+++ Information provided +++
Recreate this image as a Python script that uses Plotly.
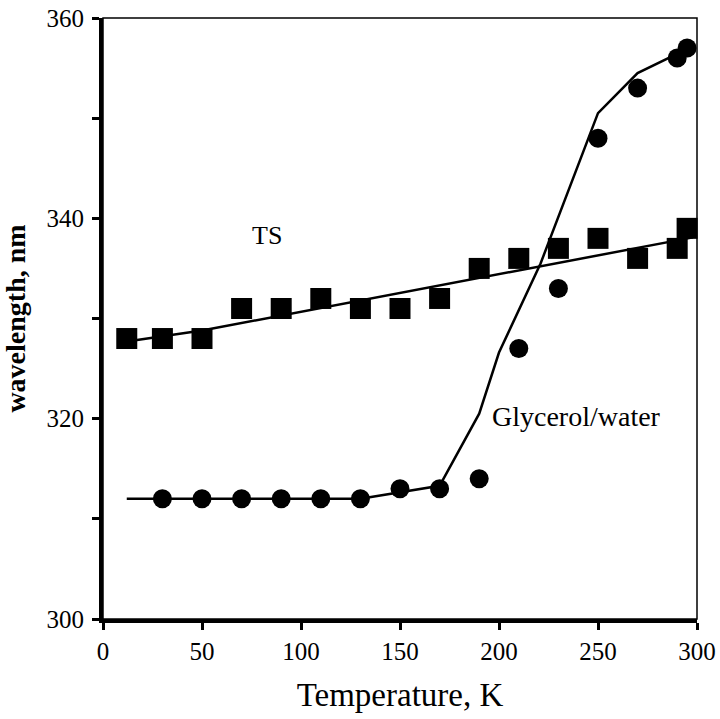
import plotly.graph_objects as go

# Data
ts_T = [12, 30, 50, 70, 90, 110, 130, 150, 170, 190, 210, 230, 250, 270, 290, 295]
ts_wl = [328, 328, 328, 331, 331, 332, 331, 331, 332, 335, 336, 337, 338, 336, 337, 339]
ts_fit_T = [12, 50, 298]
ts_fit_wl = [327.7, 328.8, 338.1]

gly_T = [30, 50, 70, 90, 110, 130, 150, 170, 190, 210, 230, 250, 270, 290, 295]
gly_wl = [312, 312, 312, 312, 312, 312, 313, 313, 314, 327, 333, 348, 353, 356, 357]
gly_fit_T = [12, 130, 170, 190, 200, 221, 250, 270, 298]
gly_fit_wl = [312, 312, 313.3, 320.5, 326.6, 335.5, 350.5, 354.5, 357.2]

y_ticks = [300, 310, 320, 330, 340, 350, 360]
y_ticktext = ["300", "", "320", "", "340", "", "360"]
x_ticks = [0, 50, 100, 150, 200, 250, 300]

FONT = "Liberation Serif, Times New Roman, serif"

fig = go.Figure()
fig.add_trace(go.Scatter(x=ts_fit_T, y=ts_fit_wl, mode="lines",
                         line=dict(color="black", width=2.5), showlegend=False))
fig.add_trace(go.Scatter(x=gly_fit_T, y=gly_fit_wl, mode="lines",
                         line=dict(color="black", width=2.5), showlegend=False))
fig.add_trace(go.Scatter(x=ts_T, y=ts_wl, mode="markers", cliponaxis=False,
                         marker=dict(symbol="square", size=21, color="black"),
                         showlegend=False))
fig.add_trace(go.Scatter(x=gly_T, y=gly_wl, mode="markers", cliponaxis=False,
                         marker=dict(symbol="circle", size=19, color="black"),
                         showlegend=False))

fig.add_annotation(x=83, y=338.3, text="TS", showarrow=False,
                   font=dict(family=FONT, size=26, color="black"))
fig.add_annotation(x=239, y=320.2, text="Glycerol/water", showarrow=False,
                   font=dict(family=FONT, size=28, color="black"))

# thin frame (top/right)
fig.add_shape(type="rect", xref="paper", yref="paper", x0=0, y0=0, x1=1, y1=1,
              line=dict(color="black", width=1.5), layer="below")

fig.update_layout(
    width=720, height=719,
    autosize=False,
    margin=dict(l=103, r=23, t=18, b=100, autoexpand=False),
    plot_bgcolor="white", paper_bgcolor="white",
    font=dict(family=FONT, color="black"),
    xaxis=dict(range=[0, 300], tickvals=x_ticks, ticks="outside", ticklen=7,
               tickwidth=3, tickcolor="black", showline=True, linewidth=4,
               linecolor="black", showgrid=False, zeroline=False, automargin=False,
               ticklabeloverflow="allow",
               tickfont=dict(family=FONT, size=25, color="black"),
               title=dict(text="Temperature, K", standoff=20,
                          font=dict(family=FONT, size=33, color="black"))),
    yaxis=dict(range=[300, 360], tickvals=y_ticks, ticktext=y_ticktext,
               ticks="outside", ticklen=7, tickwidth=3, tickcolor="black",
               showline=True, linewidth=4, linecolor="black", showgrid=False,
               zeroline=False, automargin=False, ticklabeloverflow="allow",
               ticklabelstandoff=3,
               tickfont=dict(family=FONT, size=25, color="black"),
               title=dict(text="<b>wavelength, nm</b>", standoff=17,
                          font=dict(family=FONT, size=28, color="black"))),
    xaxis2=dict(overlaying="x", range=[0, 300], tickvals=x_ticks, ticks="inside",
                ticklen=7, tickwidth=3, tickcolor="black", showticklabels=False,
                showline=False, showgrid=False, zeroline=False, side="bottom",
                automargin=False),
    yaxis2=dict(overlaying="y", range=[300, 360], tickvals=y_ticks, ticks="inside",
                ticklen=7, tickwidth=3, tickcolor="black", showticklabels=False,
                showline=False, showgrid=False, zeroline=False, side="left",
                automargin=False),
)

fig.write_html("out.html",
               config={"displayModeBar": False},
               post_script="document.body.style.margin='0';"
                           "document.body.style.overflow='hidden';")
+++
* What is being asked: Exactly restate the lines from the beginning of the data through the line with "import plotly.graph_objects as go", and no others, keeping pictures out.

* Correct output:
Recreate this image as a Python script that uses Plotly.
import plotly.graph_objects as go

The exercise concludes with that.